By Dean Baker | CEPR | July 16, 2019

Austin Frakt had a peculiar piece in the NYT Upshot section, which told readers, “there is no single, best policy for drug prices.” The piece is peculiar because for some reason Frakt opts not to even consider the policy of direct public funding for research, which would then allow all new drugs to be sold at generic prices.

While there are problems with any system, direct funding, which could be done through various mechanisms, would permanently end the problem of high-priced drugs. With the research costs paid upfront, the price of the drugs would simply cover the manufacturing cost with normal profits. In nearly all cases, this would mean prices would be low, generally less than 10 percent of current prices for patent-protected drugs and in some cases less than 1 percent.

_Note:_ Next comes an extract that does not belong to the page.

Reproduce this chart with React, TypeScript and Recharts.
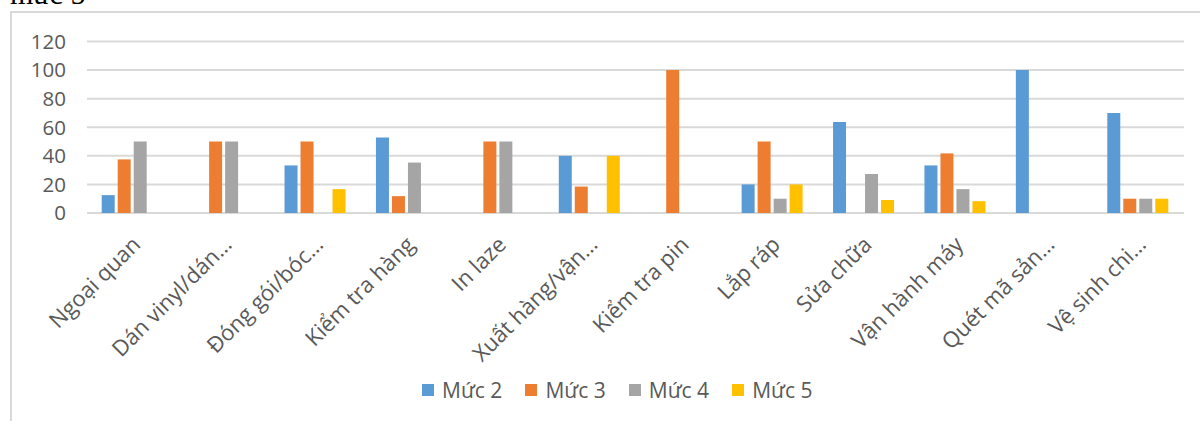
import React from 'react';
import { BarChart, Bar, XAxis, YAxis, CartesianGrid, Legend } from 'recharts';

const categories = [
  'Ngoại quan',
  'Dán vinyl/dán…',
  'Đóng gói/bóc…',
  'Kiểm tra hàng',
  'In laze',
  'Xuất hàng/vận…',
  'Kiểm tra pin',
  'Lắp ráp',
  'Sửa chữa',
  'Vận hành máy',
  'Quét mã sản…',
  'Vệ sinh chi…',
];
const muc2 = [12.5, 0, 33.3, 52.9, 0, 40, 0, 20, 63.6, 33.3, 100, 70];
const muc3 = [37.5, 50, 50, 11.8, 50, 18.5, 100, 50, 0, 41.7, 0, 10];
const muc4 = [50, 50, 0, 35.3, 50, 0, 0, 10, 27.3, 16.7, 0, 10];
const muc5 = [0, 0, 16.7, 0, 0, 40, 0, 20, 9.1, 8.3, 0, 10];
const yTicks = [0, 20, 40, 60, 80, 100, 120];
const seriesNames = ['Mức 2', 'Mức 3', 'Mức 4', 'Mức 5'];
const seriesKeys = ['m2', 'm3', 'm4', 'm5'];
const colors = ['#5B9BD5', '#ED7D31', '#A5A5A5', '#FFC000'];

const data = categories.map((name, i) => ({
  name,
  m2: muc2[i],
  m3: muc3[i],
  m4: muc4[i],
  m5: muc5[i],
}));

const FONT = '"Open Sans", sans-serif';
const TEXT = '#595959';

const CatTick = (props: any) => {
  const { x, y, payload } = props;
  const ax = x + 9;
  const ay = y + 33;
  return (
    <text
      x={ax}
      y={ay}
      textAnchor="end"
      fill={TEXT}
      fontSize={22}
      fontFamily={FONT}
      transform={`rotate(-45, ${ax}, ${ay})`}
    >
      {payload.value}
    </text>
  );
};

const LegendContent = () => (
  <div style={{ position: 'relative', height: 30, width: 1200 }}>
    {seriesNames.map((n, i) => (
      <div
        key={n}
        style={{
          position: 'absolute',
          left: 422 + i * 103.4,
          top: 0,
          height: 30,
          display: 'flex',
          alignItems: 'center',
          whiteSpace: 'nowrap',
        }}
      >
        <span style={{ display: 'inline-block', width: 12, height: 12, background: colors[i], marginRight: 8 }} />
        <span style={{ color: TEXT, fontSize: 21, fontFamily: FONT }}>{n}</span>
      </div>
    ))}
  </div>
);

export default function App() {
  return (
    <div style={{ position: 'absolute', left: 0, top: 0, width: 1200, height: 421, overflow: 'hidden', background: '#fff' }}>
      <div
        style={{
          position: 'absolute',
          left: 10,
          top: -21,
          fontFamily: '"Liberation Serif", "Times New Roman", serif',
          fontSize: 30,
          lineHeight: '30px',
          color: '#000',
          whiteSpace: 'nowrap',
        }}
      >
        mức 5
      </div>
      <div
        style={{
          position: 'absolute',
          left: 10,
          top: 11,
          width: 1300,
          height: 500,
          borderLeft: '2px solid #D9D9D9',
          borderTop: '2px solid #D9D9D9',
        }}
      />
      <div style={{ position: 'absolute', left: 0, top: 0 }}>
        <BarChart
          width={1200}
          height={421}
          data={data}
          margin={{ top: 41.5, right: 16, left: 27, bottom: 0 }}
          barCategoryGap={14.7}
          barGap={3}
        >
          <CartesianGrid vertical={false} stroke="#D9D9D9" strokeWidth={2} />
          <XAxis
            dataKey="name"
            axisLine={false}
            tickLine={false}
            tickSize={0}
            tickMargin={0}
            interval={0}
            height={178}
            tick={<CatTick />}
          />
          <YAxis
            type="number"
            domain={[0, 120]}
            ticks={yTicks}
            axisLine={false}
            tickLine={false}
            tickMargin={15}
            width={60}
            tick={{ fill: TEXT, fontSize: 20.5, fontFamily: FONT }}
          />
          <Legend
            verticalAlign="bottom"
            height={30}
            content={<LegendContent />}
            wrapperStyle={{ left: 0, top: 375, width: 1200, height: 30 }}
          />
          {seriesKeys.map((k, i) => (
            <Bar key={k} dataKey={k} name={seriesNames[i]} fill={colors[i]} isAnimationActive={false} />
          ))}
        </BarChart>
      </div>
    </div>
  );
}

This is also not a far-out idea. It has long been pushed by several prominent economists, most notably Joe Stiglitz. The idea of delinking drug prices from research costs has also been pushed in international forums by China, India, and many other developing countries. In fact, if Trump were pursuing his trade war with China in the interest of working people, instead of the rich, such a shift in funding for drug research could well be an outcome.

In any case, it is bizarre that a piece that purports to be an overview of ways to lower drug prices would not even mention this issue.

July 16, 2019 - Posted by | Economics | , ,

1 Comment »

  1. “normal profit” – of course this is never defined. 100x markups are common, 10x is on the low side.
    I believe many drugs are already developed with grant money and then the patent is sold to the highest bidder. The US government has a bad record at controlling prices – government contracts are the dream of every business.